Dataset content:
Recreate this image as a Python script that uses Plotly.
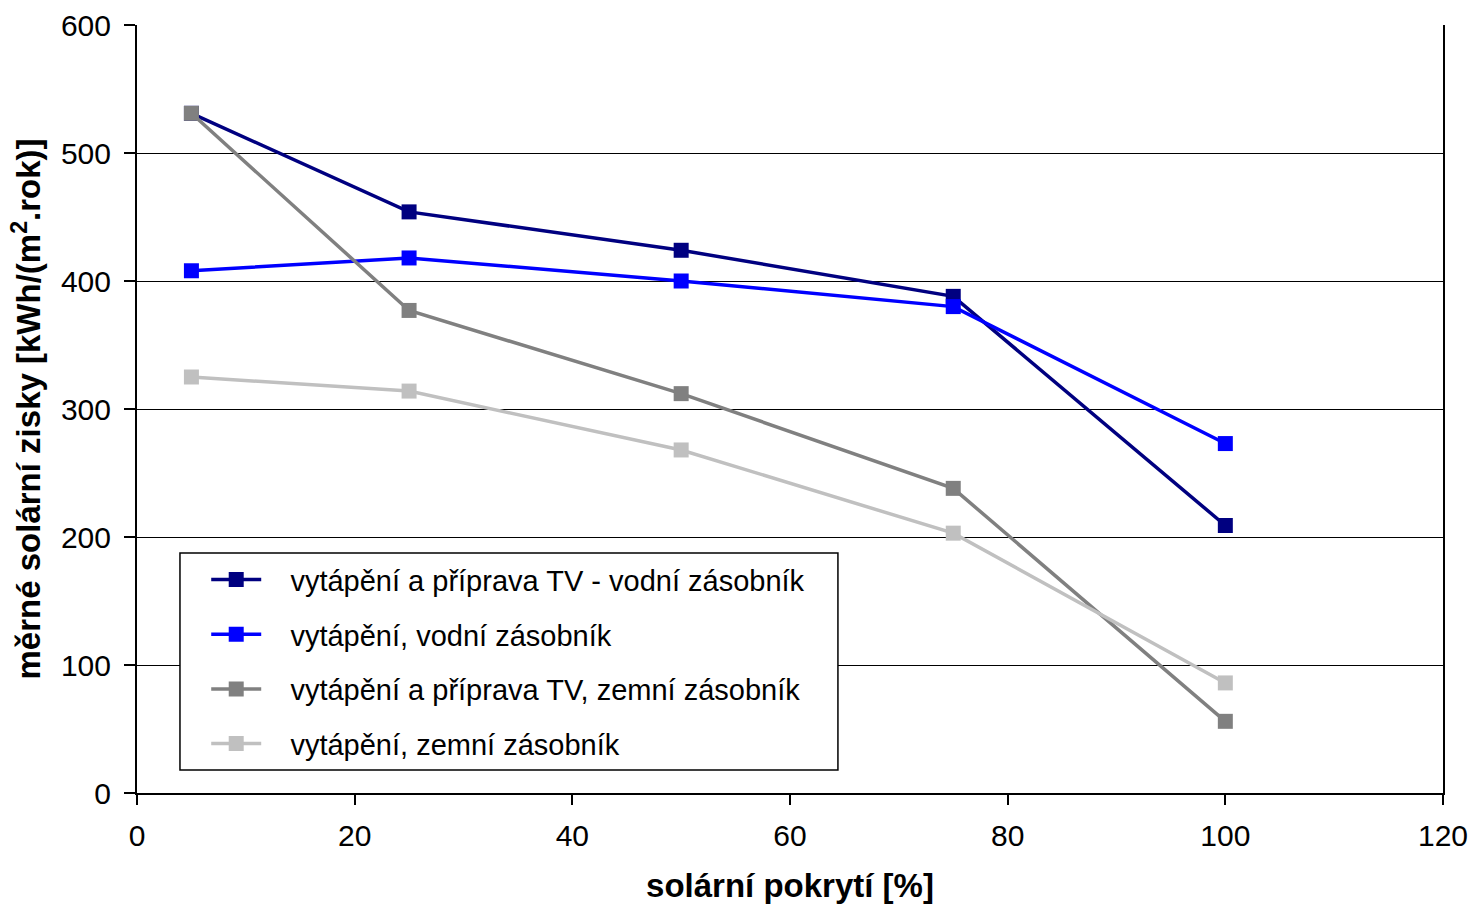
import plotly.graph_objects as go

x_vals = [5, 25, 50, 75, 100]

s1_name = "vytápění a příprava TV - vodní zásobník"
s1_vals = [531, 454, 424, 388, 209]

s2_name = "vytápění, vodní zásobník"
s2_vals = [408, 418, 400, 380, 273]

s3_name = "vytápění a příprava TV, zemní zásobník"
s3_vals = [531, 377, 312, 238, 56]

s4_name = "vytápění, zemní zásobník"
s4_vals = [325, 314, 268, 203, 86]

colors = ["#000080", "#0000FF", "#808080", "#C0C0C0"]
names = [s1_name, s2_name, s3_name, s4_name]
series = [s1_vals, s2_vals, s3_vals, s4_vals]

FONT = "Liberation Sans, Arial, sans-serif"
PAD = "\u00a0\u00a0\u00a0"

fig = go.Figure()
for i, (n, v, c) in enumerate(zip(names, series, colors)):
    fig.add_trace(go.Scatter(
        x=x_vals, y=v, name=PAD + n, mode="lines+markers",
        line=dict(color=c, width=3.5),
        marker=dict(symbol="square", size=15, color=c),
        legendgroup=f"g{i}",
    ))

# legend frame (white box with black border)
fig.add_shape(
    type="rect", xref="paper", yref="paper",
    x0=0.0329, x1=0.5367, y0=0.0299, y1=0.3125,
    line=dict(color="black", width=1.5), fillcolor="white", layer="above",
)

fig.update_layout(
    width=1470, height=905,
    margin=dict(l=137, r=27, t=25, b=112),
    paper_bgcolor="white", plot_bgcolor="white",
    font=dict(family=FONT, size=30, color="black"),
    showlegend=True,
    legend=dict(
        x=0.053, y=0.311, xanchor="left", yanchor="top",
        bgcolor="rgba(0,0,0,0)", borderwidth=0,
        font=dict(family=FONT, size=29, color="black"),
        tracegroupgap=14, itemwidth=50,
    ),
    xaxis=dict(
        range=[0, 120], dtick=20, tick0=0, automargin=False,
        showline=True, linecolor="black", linewidth=2,
        ticks="outside", ticklen=10, tickwidth=2, tickcolor="black",
        showgrid=False, zeroline=False,
        ticklabelstandoff=5,
        title=dict(text="<b>solární pokrytí [%]</b>", font=dict(family=FONT, size=33), standoff=23),
    ),
    yaxis=dict(
        range=[0, 600], dtick=100, tick0=0, automargin=False,
        showline=True, linecolor="black", linewidth=2, mirror=True,
        ticks="outside", ticklen=11, tickwidth=2, tickcolor="black",
        showgrid=True, gridcolor="black", gridwidth=1,
        zeroline=False,
        ticklabelstandoff=7,
        title=dict(text="<b>měrné solární zisky [kWh/(m<sup>2</sup>.rok)]</b>", font=dict(family=FONT, size=33), standoff=10),
    ),
)

fig.write_html("out.html")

Problem requirements:
Omit each picture, then return all of the listing exactly as it stands.

Finished task:
Recreate this image as a Python script that uses Plotly.
import plotly.graph_objects as go

x_vals = [5, 25, 50, 75, 100]

s1_name = "vytápění a příprava TV - vodní zásobník"
s1_vals = [531, 454, 424, 388, 209]

s2_name = "vytápění, vodní zásobník"
s2_vals = [408, 418, 400, 380, 273]

s3_name = "vytápění a příprava TV, zemní zásobník"
s3_vals = [531, 377, 312, 238, 56]

s4_name = "vytápění, zemní zásobník"
s4_vals = [325, 314, 268, 203, 86]

colors = ["#000080", "#0000FF", "#808080", "#C0C0C0"]
names = [s1_name, s2_name, s3_name, s4_name]
series = [s1_vals, s2_vals, s3_vals, s4_vals]

FONT = "Liberation Sans, Arial, sans-serif"
PAD = "\u00a0\u00a0\u00a0"

fig = go.Figure()
for i, (n, v, c) in enumerate(zip(names, series, colors)):
    fig.add_trace(go.Scatter(
        x=x_vals, y=v, name=PAD + n, mode="lines+markers",
        line=dict(color=c, width=3.5),
        marker=dict(symbol="square", size=15, color=c),
        legendgroup=f"g{i}",
    ))

# legend frame (white box with black border)
fig.add_shape(
    type="rect", xref="paper", yref="paper",
    x0=0.0329, x1=0.5367, y0=0.0299, y1=0.3125,
    line=dict(color="black", width=1.5), fillcolor="white", layer="above",
)

fig.update_layout(
    width=1470, height=905,
    margin=dict(l=137, r=27, t=25, b=112),
    paper_bgcolor="white", plot_bgcolor="white",
    font=dict(family=FONT, size=30, color="black"),
    showlegend=True,
    legend=dict(
        x=0.053, y=0.311, xanchor="left", yanchor="top",
        bgcolor="rgba(0,0,0,0)", borderwidth=0,
        font=dict(family=FONT, size=29, color="black"),
        tracegroupgap=14, itemwidth=50,
    ),
    xaxis=dict(
        range=[0, 120], dtick=20, tick0=0, automargin=False,
        showline=True, linecolor="black", linewidth=2,
        ticks="outside", ticklen=10, tickwidth=2, tickcolor="black",
        showgrid=False, zeroline=False,
        ticklabelstandoff=5,
        title=dict(text="<b>solární pokrytí [%]</b>", font=dict(family=FONT, size=33), standoff=23),
    ),
    yaxis=dict(
        range=[0, 600], dtick=100, tick0=0, automargin=False,
        showline=True, linecolor="black", linewidth=2, mirror=True,
        ticks="outside", ticklen=11, tickwidth=2, tickcolor="black",
        showgrid=True, gridcolor="black", gridwidth=1,
        zeroline=False,
        ticklabelstandoff=7,
        title=dict(text="<b>měrné solární zisky [kWh/(m<sup>2</sup>.rok)]</b>", font=dict(family=FONT, size=33), standoff=10),
    ),
)

fig.write_html("out.html")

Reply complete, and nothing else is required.